Premier film de Mike Leigh, une comédie dramatique sur les difficultés de communication et la souffrance que cela engendre.
Bleak Moments (1971)
Réalisé et écrit par Mike Leigh
Avec Anne Raitt, Sarah Stephenson, Eric Allan, Mike Bradwell,…
Directeur de la photographie : Bahram Manocheri
Produit par Les Blair
Comédie dramatique
UK
Sylvia (Anne Raitt), une jeune fille timide mais intelligente, tente de sortir de sa solitude tout en s’occupant de sa soeur Hilda (Sarah Stephenson), handicapée mentale… Mais entre une collègue de travail pot de colle, un petit ami professeur et bloqué ainsi qu’un jeune guitariste introverti qui s’occupe d’une imprimerie clandestine dans sa cave,…
« Bleak Moments » est le premier long de Mike Leigh et sa première oeuvre filmée. Il a été produit grâce à la générosité d’Albert Finney qui s’est servi de son statut de star acquis avec « Tom Jones » (1963) pour produire plusieurs longs métrages dont « Night Must Fall » de Karel Reisz, « Privilege » de Peter Watkins ou encore donc « Bleak Moments ».
Ce premier film préfigure l’oeuvre de Mike Leigh et particulièrement son type d’humour préféré. Il s’intéresse à des gens aux vies ordinaires qui ont des anomalies de comportement bloquant toute possibilité de vie sociale. Pure comédie autour de la gêne d’individus qui n’arrivent pas à communiquer (ce qu’on appellera en anglais une « comedy of embarrassment » et qu’on traduira maladroitement par une comédie de la gène), « Bleak Moments » nous fait presque souffrir pour ses personnages. Le film est empli de longs silences, sourires gênés, regards détournés, rires nerveux,…
Parmi tous ces personnages qu’on pourrait qualifier hâtivement d’asociaux, marginaux, Sylvia est en fait la plus apte à avoir une vie normale.

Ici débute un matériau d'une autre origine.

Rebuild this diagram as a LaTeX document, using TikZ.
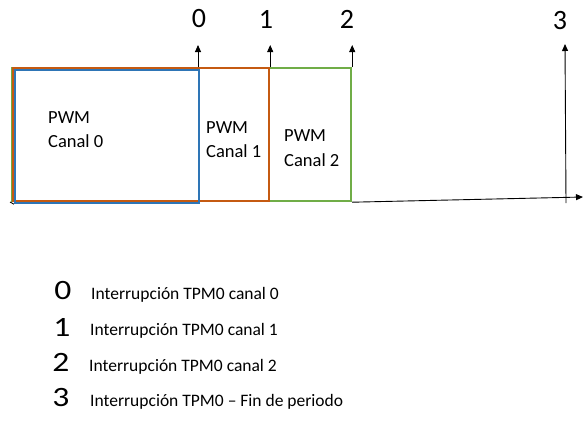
\documentclass[tikz,border=0pt]{standalone}
\usepackage{fontspec}
\setmainfont{Carlito}
\usetikzlibrary{arrows.meta, positioning}

\definecolor{canalazul}{HTML}{2E75B6}
\definecolor{canalnaranja}{HTML}{C55A11}
\definecolor{canalverde}{HTML}{70AD47}

\tikzset{
  caja/.style={draw, line width=2.2pt, anchor=north west, inner sep=0pt},
  flecha/.style={-{Triangle[length=7pt,width=6pt]}, line width=0.9pt},
  txtcaja/.style={anchor=base west, inner sep=0pt, font=\fontsize{18.5}{24}\selectfont},
  numero/.style={font=\fontsize{28}{30}\selectfont, inner sep=0pt},
  leyenda/.style={anchor=base west, inner sep=0pt, font=\fontsize{17.5}{20}\selectfont}
}

\begin{document}
\begin{tikzpicture}[x=1pt, y=-1pt]
\useasboundingbox (0,0) rectangle (583,442);

% Cajas de los canales
\node[caja, draw=canalverde, minimum width=339pt, minimum height=133pt] (c2) at (11,67) {};
\node[caja, draw=canalnaranja, minimum width=256pt, minimum height=133pt] (c1) at (12,67) {};
\node[caja, draw=canalazul, minimum width=184pt, minimum height=133pt] (c0) at (14,69) {};

\node[txtcaja] (t0a) at (48,123) {PWM};
\node[txtcaja] (t0b) at (48,147) {Canal 0};
\node[txtcaja] (t1a) at (206,133) {PWM};
\node[txtcaja] (t1b) at (206,157) {Canal 1};
\node[txtcaja] (t2a) at (284,141) {PWM};
\node[txtcaja] (t2b) at (284,166) {Canal 2};

% Eje de tiempo
\coordinate (ax0) at (10,202);
\coordinate (ax1) at (583,197);
\draw[flecha] (c2.south east) -- (ax1);
\draw[line width=0.9pt] (ax0) -- (c0.south west);

% Interrupciones
\node[numero] (n0) at (199,19) {0};
\node[numero] (n1) at (266,19) {1};
\node[numero] (n2) at (347,19) {2};
\node[numero] (n3) at (560,21) {3};
\coordinate (a0) at (198,67);
\coordinate (p3) at (566,203);
\draw[flecha] (a0) -- ++(0,-22);
\draw[flecha] (c1.north east) -- ++(0,-22);
\draw[flecha] (c2.north east) -- ++(0,-22);
\draw[flecha] (p3) -- (565,44);

% Leyenda
\node[numero, xscale=1.2] (l0) at (63,291) {0};
\node[numero, xscale=1.2] (l1) at (62,327) {1};
\node[numero, xscale=1.2] (l2) at (61,362) {2};
\node[numero, xscale=1.2] (l3) at (61,398) {3};
\node[leyenda] (d0) at (91,299) {Interrupción TPM0 canal 0};
\node[leyenda] (d1) at (90,335) {Interrupción TPM0 canal 1};
\node[leyenda] (d2) at (89,371) {Interrupción TPM0 canal 2};
\node[leyenda] (d3) at (90,406) {Interrupción TPM0 -- Fin de periodo};
\end{tikzpicture}
\end{document}
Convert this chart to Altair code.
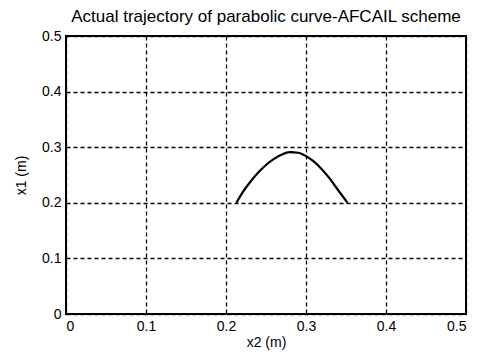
import altair as alt
import pandas as pd

x2_vals = [0.213, 0.220, 0.230, 0.240, 0.250, 0.260, 0.270, 0.280, 0.290, 0.300, 0.310, 0.320, 0.330, 0.340, 0.352]
x1_vals = [0.200, 0.217, 0.237, 0.254, 0.268, 0.279, 0.287, 0.291, 0.290, 0.284, 0.274, 0.260, 0.243, 0.223, 0.200]
ticks = [0, 0.1, 0.2, 0.3, 0.4, 0.5]

df = pd.DataFrame({"x2": x2_vals, "x1": x1_vals, "order": list(range(len(x2_vals)))})

FONT = "Liberation Sans"

chart = alt.Chart(df).mark_line(color="black", strokeWidth=2.2, interpolate="monotone").encode(
    x=alt.X("x2:Q", scale=alt.Scale(domain=[0, 0.5], nice=False, zero=False),
            axis=alt.Axis(values=ticks, title="x2 (m)", format="~g", grid=True)),
    y=alt.Y("x1:Q", scale=alt.Scale(domain=[0, 0.5], nice=False, zero=False),
            axis=alt.Axis(values=ticks, title="x1 (m)", format="~g", grid=True)),
    order="order:Q",
).properties(
    width=400, height=278,
    title=alt.TitleParams("Actual trajectory of parabolic curve-AFCAIL scheme",
                          font=FONT, fontSize=17, fontWeight="normal", color="black",
                          anchor="middle", offset=3),
    autosize=alt.AutoSizeParams(type="none"),
    padding={"left": 66, "top": 36, "right": 12, "bottom": 44},
    background="white",
).configure_axis(
    labelFont=FONT, labelFontSize=14, labelColor="black",
    titleFont=FONT, titleFontSize=14, titleColor="black", titleFontWeight="normal",
    domain=False, ticks=False, labelPadding=5,
    gridColor="black", gridDash=[4, 3], gridWidth=1.3, gridOpacity=1,
).configure_axisX(titlePadding=2).configure_axisY(titlePadding=13).configure_view(
    stroke="black", strokeWidth=2
)

chart.save("out.html", embed_options={"renderer": "svg", "actions": False})
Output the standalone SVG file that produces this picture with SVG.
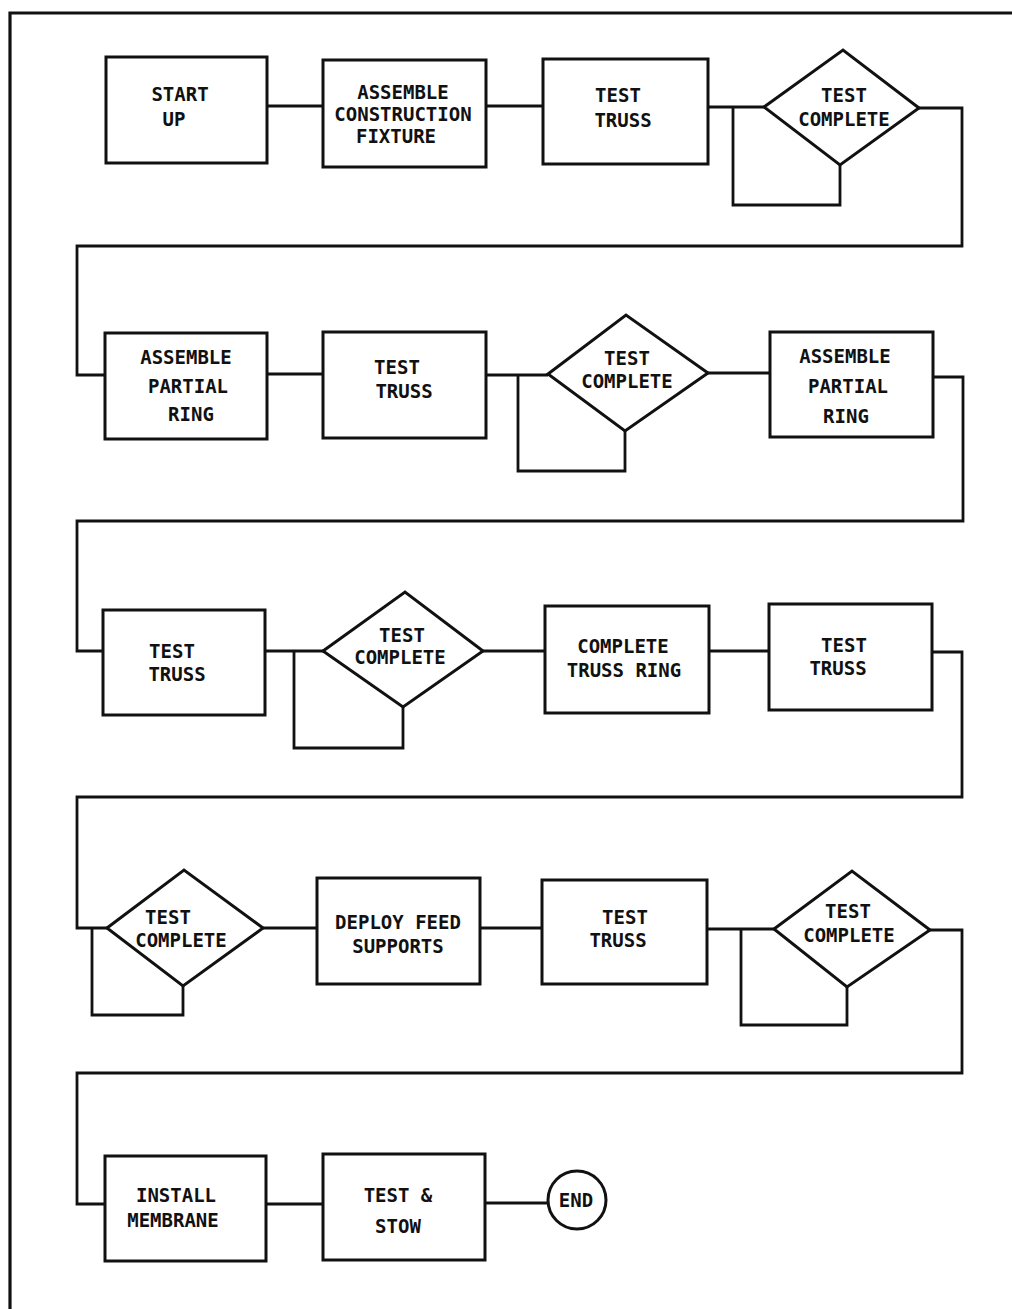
<svg xmlns="http://www.w3.org/2000/svg" width="1012" height="1309" viewBox="0 0 1012 1309">
<style>
  .box{fill:#fff;stroke:#111;stroke-width:3}
  .wire{fill:none;stroke:#111;stroke-width:2.8;stroke-linejoin:miter}
  .frame{fill:none;stroke:#111;stroke-width:3.2}
  text{font-family:"DejaVu Sans Mono","Liberation Mono",monospace;font-weight:bold;font-size:19px;fill:#111;text-anchor:middle}
</style>
<rect width="1012" height="1309" fill="#fff"/>
<path class="frame" d="M10,1309 V13 H1012"/>
<g id="connectors">
  <path class="wire" d="M267,106 H323"/>
  <path class="wire" d="M486,106 H543"/>
  <path class="wire" d="M708,107 H764"/>
  <path class="wire" d="M733,107 V205 H840 V165"/>
  <path class="wire" d="M919,108 H962 V246 H77 V375 H105"/>
  <path class="wire" d="M267,374 H323"/>
  <path class="wire" d="M486,375 H548"/>
  <path class="wire" d="M518,375 V471 H625 V431"/>
  <path class="wire" d="M708,373 H770"/>
  <path class="wire" d="M933,377 H963 V521 H77 V651 H103"/>
  <path class="wire" d="M265,651 H323"/>
  <path class="wire" d="M294,651 V748 H403 V707"/>
  <path class="wire" d="M483,651 H545"/>
  <path class="wire" d="M709,651 H769"/>
  <path class="wire" d="M932,652 H962 V797 H77 V928 H107"/>
  <path class="wire" d="M92,928 V1015 H183 V986"/>
  <path class="wire" d="M263,928 H317"/>
  <path class="wire" d="M480,928 H542"/>
  <path class="wire" d="M707,929 H774"/>
  <path class="wire" d="M741,929 V1025 H847 V987"/>
  <path class="wire" d="M930,930 H962 V1073 H77 V1204 H105"/>
  <path class="wire" d="M266,1204 H323"/>
  <path class="wire" d="M485,1203 H548"/>
</g>
<g id="start-up">
  <rect class="box" x="106" y="57" width="161" height="106"/>
  <text x="180" y="101">START</text>
  <text x="174" y="126">UP</text>
</g>
<g id="assemble-fixture">
  <rect class="box" x="323" y="60" width="163" height="107"/>
  <text x="403" y="99">ASSEMBLE</text>
  <text x="403" y="121">CONSTRUCTION</text>
  <text x="396" y="143">FIXTURE</text>
</g>
<g id="test-truss-1">
  <rect class="box" x="543" y="59" width="165" height="105"/>
  <text x="618" y="102">TEST</text>
  <text x="623" y="127">TRUSS</text>
</g>
<g id="test-complete-1">
  <polygon class="box" points="764,107 843,50 919,108 840,165"/>
  <text x="844" y="102">TEST</text>
  <text x="844" y="126">COMPLETE</text>
</g>
<g id="assemble-partial-ring-1">
  <rect class="box" x="105" y="333" width="162" height="106"/>
  <text x="186" y="364">ASSEMBLE</text>
  <text x="188" y="393">PARTIAL</text>
  <text x="191" y="421">RING</text>
</g>
<g id="test-truss-2">
  <rect class="box" x="323" y="332" width="163" height="106"/>
  <text x="397" y="374">TEST</text>
  <text x="404" y="398">TRUSS</text>
</g>
<g id="test-complete-2">
  <polygon class="box" points="548,374 626,315 708,373 625,431"/>
  <text x="627" y="365">TEST</text>
  <text x="627" y="388">COMPLETE</text>
</g>
<g id="assemble-partial-ring-2">
  <rect class="box" x="770" y="332" width="163" height="105"/>
  <text x="845" y="363">ASSEMBLE</text>
  <text x="848" y="393">PARTIAL</text>
  <text x="846" y="423">RING</text>
</g>
<g id="test-truss-3">
  <rect class="box" x="103" y="610" width="162" height="105"/>
  <text x="172" y="658">TEST</text>
  <text x="177" y="681">TRUSS</text>
</g>
<g id="test-complete-3">
  <polygon class="box" points="323,651 405,592 483,651 403,707"/>
  <text x="402" y="642">TEST</text>
  <text x="400" y="664">COMPLETE</text>
</g>
<g id="complete-truss-ring">
  <rect class="box" x="545" y="606" width="164" height="107"/>
  <text x="623" y="653">COMPLETE</text>
  <text x="624" y="677">TRUSS RING</text>
</g>
<g id="test-truss-4">
  <rect class="box" x="769" y="604" width="163" height="106"/>
  <text x="844" y="652">TEST</text>
  <text x="838" y="675">TRUSS</text>
</g>
<g id="test-complete-4">
  <polygon class="box" points="107,928 184,870 263,928 183,986"/>
  <text x="168" y="924">TEST</text>
  <text x="181" y="947">COMPLETE</text>
</g>
<g id="deploy-feed-supports">
  <rect class="box" x="317" y="878" width="163" height="106"/>
  <text x="398" y="929">DEPLOY FEED</text>
  <text x="398" y="953">SUPPORTS</text>
</g>
<g id="test-truss-5">
  <rect class="box" x="542" y="880" width="165" height="104"/>
  <text x="625" y="924">TEST</text>
  <text x="618" y="947">TRUSS</text>
</g>
<g id="test-complete-5">
  <polygon class="box" points="774,929 852,871 930,930 847,987"/>
  <text x="848" y="918">TEST</text>
  <text x="849" y="942">COMPLETE</text>
</g>
<g id="install-membrane">
  <rect class="box" x="105" y="1156" width="161" height="105"/>
  <text x="176" y="1202">INSTALL</text>
  <text x="173" y="1227">MEMBRANE</text>
</g>
<g id="test-stow">
  <rect class="box" x="323" y="1154" width="162" height="106"/>
  <text x="398" y="1202">TEST &amp;</text>
  <text x="398" y="1233">STOW</text>
</g>
<g id="end">
  <circle class="box" cx="577" cy="1200" r="29"/>
  <text x="576" y="1207">END</text>
</g>
</svg>
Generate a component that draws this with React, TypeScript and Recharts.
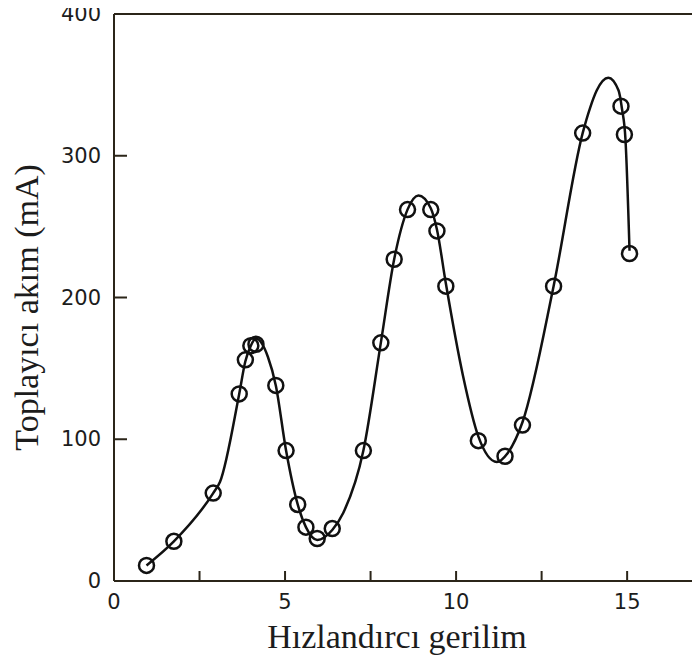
import { ComposedChart, Line, Scatter, XAxis, YAxis, ReferenceLine, Label } from 'recharts';

// measured points (volts, mA)
const pointV = [0.95, 1.75, 2.9, 3.66, 3.84, 4.0, 4.15, 4.73, 5.03, 5.37, 5.61, 5.94, 6.38,
  7.29, 7.8, 8.19, 8.58, 9.26, 9.44, 9.7, 10.65, 11.43, 11.94, 12.85, 13.7, 14.82, 14.92, 15.07];
const pointI = [11, 28, 62, 132, 156, 166, 167, 138, 92, 54, 38, 30, 37,
  92, 168, 227, 262, 262, 247, 208, 99, 88, 110, 208, 316, 335, 315, 231];

// hand-drawn fit curve
const curveV = [0.95, 1.75, 2.9, 3.1, 3.66, 3.84, 4.0, 4.15, 4.5, 4.73, 5.03, 5.37, 5.61, 5.94, 6.38, 6.7,
  7.29, 7.8, 8.19, 8.58, 8.9, 9.26, 9.44, 9.7, 10.2, 10.65, 11.19, 11.5, 11.94, 12.85, 13.7, 13.92,
  14.11, 14.45, 14.75, 14.85, 14.95, 15.07];
const curveI = [11, 28, 62, 70, 132, 155, 166, 171, 158, 138, 92, 54, 38, 29, 36, 48,
  92, 168, 227, 262, 272, 263, 248, 210, 145, 102, 84, 90, 112, 208, 316, 334,
  346, 355, 346, 333, 312, 233];

const xTicks = [0, 2.5, 5, 7.5, 10, 12.5, 15];
const yTicks = [0, 100, 200, 300, 400];

const points = pointV.map((v, k) => ({ v, i: pointI[k] }));
const curve = curveV.map((v, k) => ({ v, i: curveI[k] }));

const axisColor = '#2b2519';
const textColor = '#1c1c1c';
const tickFont = '"DejaVu Sans", Verdana, sans-serif';
const labelFont = '"Liberation Serif", "Times New Roman", serif';

const XTick = (props: any) => {
  const { x, y, payload } = props;
  const v = payload.value;
  return (
    <g>
      {v > 0 && <line x1={x} y1={y} x2={x} y2={y - 10} stroke={axisColor} strokeWidth={2} />}
      {v % 5 === 0 && (
        <text x={x} y={y + 21} textAnchor="middle" dominantBaseline="central"
          fontFamily={tickFont} fontSize={21} fill={textColor}>{v}</text>
      )}
    </g>
  );
};

const YTick = (props: any) => {
  const { x, y, payload } = props;
  const v = payload.value;
  return (
    <g>
      {v > 0 && v < 400 && <line x1={x} y1={y} x2={x + 13} y2={y} stroke={axisColor} strokeWidth={2} />}
      <text x={x - 13} y={y} textAnchor="end" dominantBaseline="central"
        fontFamily={tickFont} fontSize={21} fill={textColor}>{v}</text>
    </g>
  );
};

const XLabel = (props: any) => {
  const { x, y, width } = props.viewBox;
  return (
    <text x={x + width / 2 - 10} y={y + 67} textAnchor="middle" fontFamily={labelFont}
      fontSize={34} fill={textColor}>Hızlandırcı gerilim</text>
  );
};

const YLabel = (props: any) => {
  const { x, y, height } = props.viewBox;
  const cx = x + 38;
  const cy = y + height / 2 + 10;
  return (
    <text x={cx} y={cy} transform={`rotate(-90 ${cx} ${cy})`} textAnchor="middle"
      fontFamily={labelFont} fontSize={34} fill={textColor}>
      Toplayıcı akım (mA)
    </text>
  );
};

const Ring = (props: any) => (
  <circle cx={props.cx} cy={props.cy} r={7.5} fill="none" stroke="#111" strokeWidth={2.5} />
);

export default function App() {
  return (
    <div style={{ margin: '-8px 0 0 -8px' }}>
      <ComposedChart width={700} height={659} margin={{ top: 14, right: 0, left: 0, bottom: 0 }}>
        <XAxis type="number" dataKey="v" domain={[0, 17.13]} ticks={xTicks} allowDataOverflow
          height={78} tickSize={0} tickMargin={0} tickLine={false} tick={<XTick />}
          axisLine={{ stroke: axisColor, strokeWidth: 2 }} interval={0}>
          <Label content={<XLabel />} />
        </XAxis>
        <YAxis type="number" dataKey="i" domain={[0, 400]} ticks={yTicks} width={114}
          tickSize={0} tickMargin={0} tickLine={false} tick={<YTick />}
          axisLine={{ stroke: axisColor, strokeWidth: 2 }} interval={0}>
          <Label content={<YLabel />} />
        </YAxis>
        <ReferenceLine y={400} stroke={axisColor} strokeWidth={2} />
        <Line data={curve} dataKey="i" type="monotone" stroke="#111" strokeWidth={2.5}
          dot={false} activeDot={false} isAnimationActive={false} />
        <Scatter data={points} dataKey="i" shape={<Ring />} isAnimationActive={false} />
      </ComposedChart>
    </div>
  );
}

Belle jeune femme d’une vingtaine d’années, elle habite une maison vieillotte (probablement aménagée par ses parents), tient un job peu passionnant de secrétaire dans un bureau quelconque et s’occupe seule de sa jeune soeur handicapée. Une vie dure et solitaire qu’elle essaie de briser en ayant une vie amoureuse. Son principal obstacle : sa timidité. Elle doit la noyer dans l’alcool pour affronter deux hommes radicalement différents qui l’attirent : un professeur guindé et un jeune hippie bégayant. Mais les deux hommes se montrent peu entreprenants et malgré les signaux clairs envoyés par Sylvia, ils ne saisissent pas l’opportunité.
« Bleak Moments » n’est pas sans défaut. Il pousse à fond sa comédie de la gêne, quitte à pousser le bouchon un peu loin parfois. Certaines scènes à force de faire durer le sentiment de malaise virent vers la farce. Mais c’est bien évidemment voulu. Mike Leigh n’a ici que peu de compassion pour son spectateur. Il veut nous faire rire d’embarras. Et il réussit.
Les interprètes sont tous remarquables comme toujours chez Mike Leigh où il n’y a pas vraiment place pour la médiocrité. Le film repose sur le fait que les acteurs jouent leur personnage avec toute leur âme et conviction.
« Bleak Moments » valut à Mike Leigh l’admiration du producteur Tony Garnett qui avait travaillé avec Ken Loach sur les téléfilms avant gardistes Up the Junction (1965) Cathy Come Home (1966). Admiration qui permit à Mike Leigh d’entrer à la BBC où il signera de nombreux téléfilms remarquables avec une liberté de ton exceptionnelle. Il devra attendre 17 ans (!) pour revenir sur grand écran avec « High Hopes » en 1988 grâce à l’appui de Simon Channing Williams, un autre producteur qui fera montre d’un appui sans faille pour le cinéaste.
[xrr rating=7/10]
DVD MK2. Zone 2 FR. Version anglaise sous-titrée en Français.